### EXERCISE GOAL
Go through the material and pull out every line with the string "this" in it.

### Entries with chart source code
* * * * * * *
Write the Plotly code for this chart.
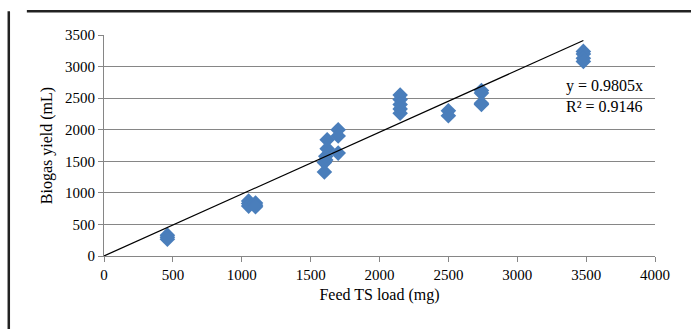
import plotly.graph_objects as go

feed_ts = [460, 460, 460,
           1050, 1050, 1050, 1100, 1100, 1100,
           1600, 1600, 1610, 1610, 1620, 1620,
           1700, 1700, 1700,
           2150, 2150, 2150, 2150, 2150,
           2500, 2500,
           2740, 2740, 2740, 2740,
           3480, 3480, 3480, 3480]
biogas = [330, 295, 265,
          870, 830, 790, 840, 805, 780,
          1330, 1480, 1520, 1580, 1700, 1840,
          2000, 1900, 1630,
          2550, 2480, 2400, 2330, 2260,
          2300, 2220,
          2620, 2580, 2420, 2400,
          3240, 3200, 3130, 3080]
slope = 0.9805
r2 = 0.9146
trend_x = [0, 3480]
trend_y = [slope * v for v in trend_x]

x_ticks = [0, 500, 1000, 1500, 2000, 2500, 3000, 3500, 4000]
y_ticks = [0, 500, 1000, 1500, 2000, 2500, 3000, 3500]

font = "Liberation Serif"

fig = go.Figure()
fig.add_trace(go.Scatter(x=feed_ts, y=biogas, mode="markers",
                         marker=dict(symbol="diamond", size=12, color="#4A7EBB",
                                     line=dict(width=0)),
                         showlegend=False))
fig.add_trace(go.Scatter(x=trend_x, y=trend_y, mode="lines",
                         line=dict(color="black", width=1.2), showlegend=False))

fig.add_annotation(x=3340, y=2690, xref="x", yref="y",
                   text=f"y = {slope}x", showarrow=False, xanchor="left",
                   font=dict(family=font, size=16, color="black"))
fig.add_annotation(x=3340, y=2370, xref="x", yref="y",
                   text=f"R² = {r2}", showarrow=False, xanchor="left",
                   font=dict(family=font, size=16, color="black"))

# outer frame (top and left edges)
fig.add_shape(type="line", xref="paper", yref="paper", x0=-0.14, x1=1.1, y0=1.108, y1=1.108,
              line=dict(color="#222", width=2.5))
fig.add_shape(type="line", xref="paper", yref="paper", x0=-0.1728, x1=-0.1728, y0=1.108, y1=-0.4,
              line=dict(color="#222", width=2.5))

fig.update_layout(
    width=691, height=329,
    margin=dict(l=104, r=36, t=35, b=73),
    plot_bgcolor="white", paper_bgcolor="white",
    font=dict(family=font, size=14, color="black"),
    xaxis=dict(range=[0, 4000], tickvals=x_ticks, showgrid=False, zeroline=False,
               showline=True, linecolor="#868686", linewidth=1, ticks="outside",
               tickcolor="#868686", ticklen=5,
               tickfont=dict(family=font, size=15, color="black"),
               title=dict(text="Feed TS load (mg)", font=dict(family=font, size=16, color="black"), standoff=6)),
    yaxis=dict(range=[0, 3500], tickvals=y_ticks, showgrid=True, gridcolor="#868686",
               gridwidth=1, zeroline=False, showline=True, linecolor="#868686",
               linewidth=1, ticks="outside", tickcolor="#868686", ticklen=5,
               tickfont=dict(family=font, size=15, color="black"),
               title=dict(text="Biogas yield (mL)", font=dict(family=font, size=16, color="black"), standoff=8)),
)
fig.write_html("out.html")
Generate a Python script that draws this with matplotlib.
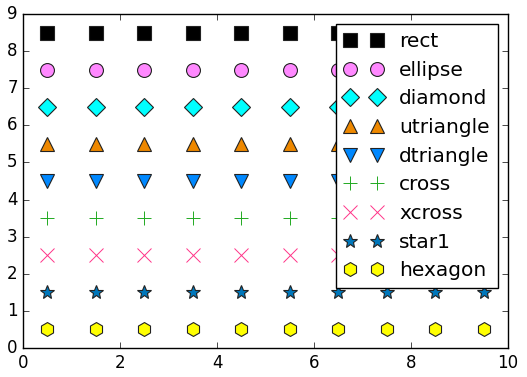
import numpy as np
import matplotlib
matplotlib.use("Agg")
import matplotlib.pyplot as plt

plt.style.use('classic')

# marker rows, top to bottom
names = ['rect', 'ellipse', 'diamond', 'utriangle', 'dtriangle',
         'cross', 'xcross', 'star1', 'hexagon']
markers = ['s', 'o', 'D', '^', 'v', '+', 'x', '*', 'h']
colors = ['#000000', '#ff88ff', '#00ffff', '#ee8800', '#0088ff',
          '#22aa22', '#ff3388', '#0077bb', '#ffff00']
y_levels = [8.5, 7.5, 6.5, 5.5, 4.5, 3.5, 2.5, 1.5, 0.5]
x_vals = [0.5, 1.5, 2.5, 3.5, 4.5, 5.5, 6.5, 7.5, 8.5, 9.5]

fig = plt.figure(figsize=(5.27, 3.77), dpi=100, facecolor='white')
ax = fig.add_axes([0.044, 0.077, 0.920, 0.886])

for name, m, c, y in zip(names, markers, colors, y_levels):
    ys = [y] * len(x_vals)
    ms = 10
    if m == 'D':
        ms = 9
    if m in ('+', 'x'):
        ax.plot(x_vals, ys, linestyle='none', marker=m, color=c,
                markersize=ms, markeredgewidth=0.7, label=name)
    else:
        ax.plot(x_vals, ys, linestyle='none', marker=m, markerfacecolor=c,
                markeredgecolor='#222222', markeredgewidth=0.8,
                markersize=ms, label=name)

ax.set_xlim(0, 10)
ax.set_ylim(0, 9)
ax.tick_params(labelsize=12)
ax.legend(loc='upper right', numpoints=2, fontsize=14.5, borderaxespad=0.5,
          labelspacing=0.48, handletextpad=0.8, handlelength=1.95,
          fancybox=False)

fig.savefig('out.png', dpi=100, facecolor='white')
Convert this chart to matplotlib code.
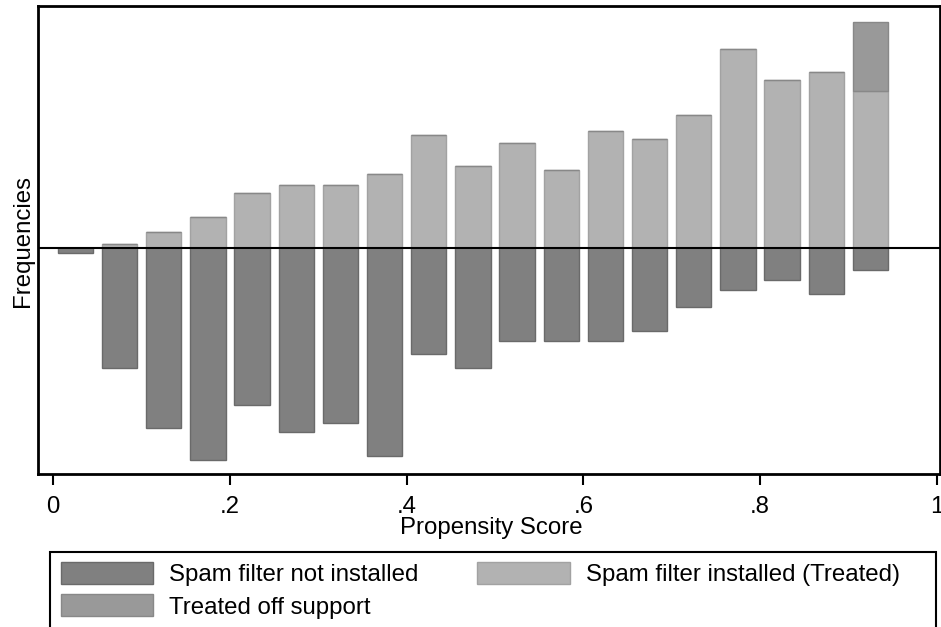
import matplotlib
matplotlib.use("Agg")
import matplotlib.pyplot as plt
from matplotlib.patches import Rectangle

# bin centres of the propensity score histogram (bin width .05)
bin_centers = [0.025, 0.075, 0.125, 0.175, 0.225, 0.275, 0.325, 0.375, 0.425, 0.475,
               0.525, 0.575, 0.625, 0.675, 0.725, 0.775, 0.825, 0.875, 0.925]
# frequencies (arbitrary units, y axis is unlabelled)
untreated = [5, 120, 180, 212, 157, 184, 175, 208, 106, 120,
             93, 93, 93, 83, 59, 42, 32, 46, 22]
treated = [0, 4, 16, 31, 55, 63, 63, 74, 113, 82,
           105, 78, 117, 109, 133, 199, 168, 176, 157]
treated_off = [0, 0, 0, 0, 0, 0, 0, 0, 0, 0,
               0, 0, 0, 0, 0, 0, 0, 0, 69]

tick_values = [0, 0.2, 0.4, 0.6, 0.8, 1.0]
tick_labels = ["0", ".2", ".4", ".6", ".8", "1"]
legend_labels = ["Spam filter not installed", "Spam filter installed (Treated)",
                 "Treated off support"]

W, H = 941, 627


def plot_chart(output_path):
    plt.rcParams["font.family"] = ["Liberation Sans", "DejaVu Sans"]
    fs = 17.3

    fig = plt.figure(figsize=(W / 100, H / 100), dpi=100)
    # axes frame in pixel terms: left 38, right 940, top 6, bottom 474
    ax = fig.add_axes([38 / W, 1 - 474 / H, (940 - 38) / W, (474 - 6) / H])

    width = 0.04
    b_un = ax.bar(bin_centers, [-v for v in untreated], width=width,
                  color="#808080", edgecolor="#6a6a6a", linewidth=1, zorder=2)
    b_tr = ax.bar(bin_centers, treated, width=width,
                  color="#b2b2b2", edgecolor="#a2a2a2", linewidth=1, zorder=2)
    b_off = ax.bar(bin_centers, treated_off, width=width, bottom=treated,
                   color="#999999", edgecolor="#888888", linewidth=1, zorder=2)

    ax.axhline(0, color="black", linewidth=1.5, zorder=3)

    ax.set_xlim(-0.0173, 1.0037)
    ax.set_ylim(-226.3, 241.7)

    ax.set_xticks(tick_values)
    ax.set_xticklabels(tick_labels, fontsize=fs)
    ax.tick_params(axis="x", direction="out", length=8, width=1.5, pad=8)
    ax.set_yticks([])

    for side in ["left", "top", "bottom", "right"]:
        ax.spines[side].set_linewidth(2)

    ax.set_xlabel("Propensity Score", fontsize=fs)
    ax.xaxis.set_label_coords(0.503, -0.092)
    ax.set_ylabel("Frequencies", fontsize=fs)
    ax.yaxis.set_label_coords(-0.0044, 0.498)

    # legend frame runs off the bottom of the picture
    fig.patches.append(Rectangle((50 / W, -0.05), (936 - 50) / W, (H - 552) / H + 0.05,
                                 transform=fig.transFigure, fill=False,
                                 edgecolor="black", linewidth=1.5))
    fig.legend([b_un, b_off, b_tr],
               [legend_labels[0], legend_labels[2], legend_labels[1]],
               ncol=2, loc="upper left",
               bbox_to_anchor=(60.7 / W, 1 - 561.7 / H),
               frameon=False, fontsize=fs, borderpad=0, borderaxespad=0,
               handlelength=3.85, handleheight=1.03, handletextpad=0.66,
               columnspacing=2.45, labelspacing=0.35)

    fig.savefig(output_path, dpi=100)


def main():
    plot_chart("out.png")


if __name__ == "__main__":
    main()
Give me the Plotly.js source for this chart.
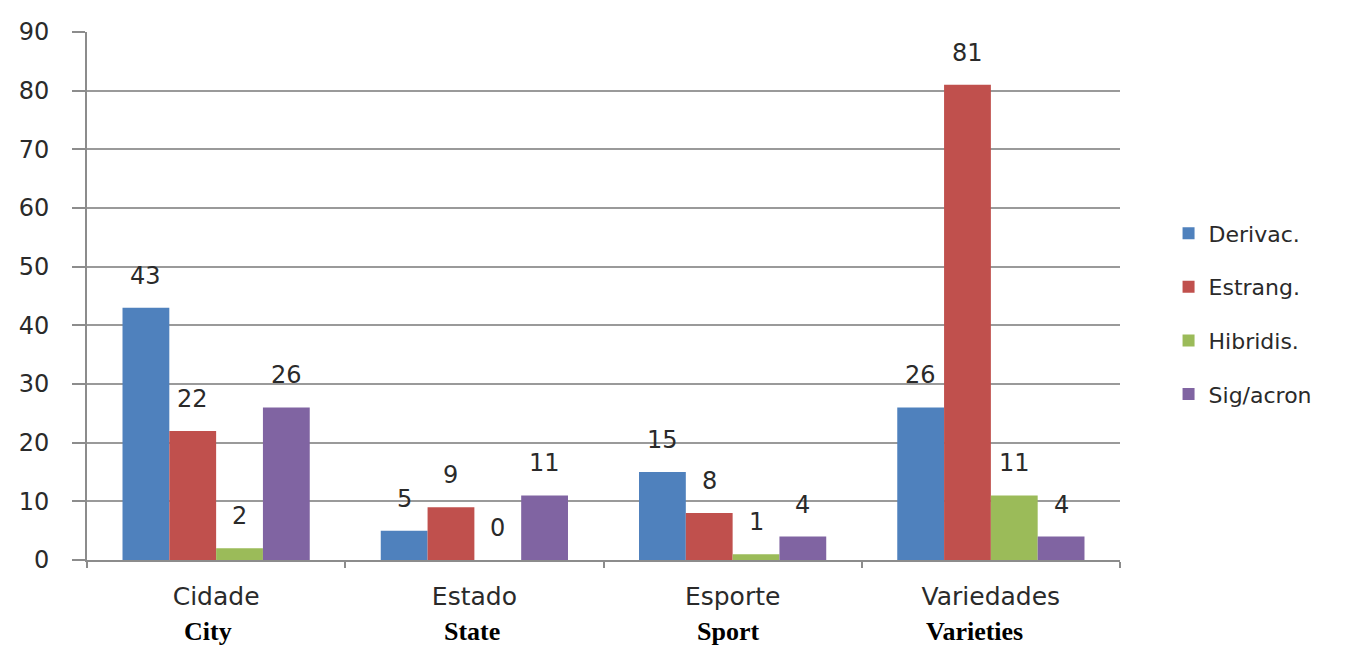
<!DOCTYPE html>
<html>
<head>
<meta charset="utf-8">
<script src="https://cdn.plot.ly/plotly-3.0.1.min.js"></script>
<style>html,body{margin:0;padding:0;background:#fff;}#chart{width:1357px;height:648px;}</style>
</head>
<body>
<div id="chart"></div>
<script>
const categories = ["Cidade", "Estado", "Esporte", "Variedades"];
const englishLabels = ["City", "State", "Sport", "Varieties"];
const seriesNames = ["Derivac.", "Estrang.", "Hibridis.", "Sig/acron"];
const derivac = [43, 5, 15, 26];
const estrang = [22, 9, 8, 81];
const hibridis = [2, 0, 1, 11];
const sigacron = [26, 11, 4, 4];
const seriesColors = ["#4F81BD", "#C0504D", "#9BBB59", "#8064A2"];
const yTicks = [0, 10, 20, 30, 40, 50, 60, 70, 80, 90];

const allSeries = [derivac, estrang, hibridis, sigacron];
const labelFont = {family: "DejaVu Sans", size: 24, color: "#2a2a2a"};
const bargap = 0.275;
const englishShift = [-8, -2, -5, -16];

const traces = allSeries.map((vals, i) => ({
  type: "bar",
  name: seriesNames[i],
  x: categories,
  y: vals,
  marker: {color: seriesColors[i]},
  legendgroup: "g" + i
}));

// data labels above bars
const plotWidth = 1357 - 87 - 237;
const catWidth = plotWidth / categories.length;
const barW = catWidth * (1 - bargap) / allSeries.length;
const annotations = [];
allSeries.forEach((vals, i) => {
  vals.forEach((v, j) => {
    annotations.push({
      x: categories[j], y: v, xref: "x", yref: "y",
      text: String(v), showarrow: false,
      xshift: (i - (allSeries.length - 1) / 2) * barW,
      yshift: 32, yanchor: "middle",
      font: labelFont
    });
  });
});
englishLabels.forEach((t, j) => {
  annotations.push({
    x: categories[j], y: 0, xref: "x", yref: "paper",
    text: "<b>" + t + "</b>", showarrow: false,
    yshift: -71, yanchor: "middle", xshift: englishShift[j],
    font: {family: "Liberation Serif", size: 26, color: "#000"}
  });
});

const layout = {
  width: 1357, height: 648,
  margin: {l: 87, r: 237, t: 32, b: 88},
  paper_bgcolor: "#fff", plot_bgcolor: "#fff",
  barmode: "group", bargap: bargap, bargroupgap: 0,
  showlegend: true,
  legend: {
    x: 1.047, xanchor: "left", y: 0.466, yanchor: "middle",
    font: {family: "DejaVu Sans", size: 22, color: "#2a2a2a"},
    traceorder: "grouped", tracegroupgap: 22,
    itemwidth: 30
  },
  xaxis: {
    type: "category",
    showline: true, linecolor: "#8c8c8c", linewidth: 2,
    ticks: "outside", tickson: "boundaries", ticklen: 6, tickcolor: "#8c8c8c", tickwidth: 2,
    tickfont: {family: "DejaVu Sans", size: 25, color: "#2a2a2a"},
    ticklabelstandoff: 13,
    showgrid: false, fixedrange: true
  },
  yaxis: {
    range: [0, 90],
    tickvals: yTicks,
    showline: true, linecolor: "#8c8c8c", linewidth: 2,
    ticks: "outside", ticklen: 13, tickcolor: "#8c8c8c", tickwidth: 2,
    showgrid: true, gridcolor: "#9a9a9a", gridwidth: 2,
    zeroline: false,
    tickfont: {family: "DejaVu Sans", size: 24, color: "#2a2a2a"},
    ticklabelstandoff: 18,
    fixedrange: true
  },
  annotations: annotations
};

Plotly.newPlot("chart", traces, layout, {displayModeBar: false, staticPlot: true});
</script>
</body>
</html>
* * * * * * *
### WRITTEN ANSWER
Write the Plotly code for this chart.
Generate a Python script that draws this with matplotlib.
Convert this chart to matplotlib code.
Give me the Plotly.js source for this chart.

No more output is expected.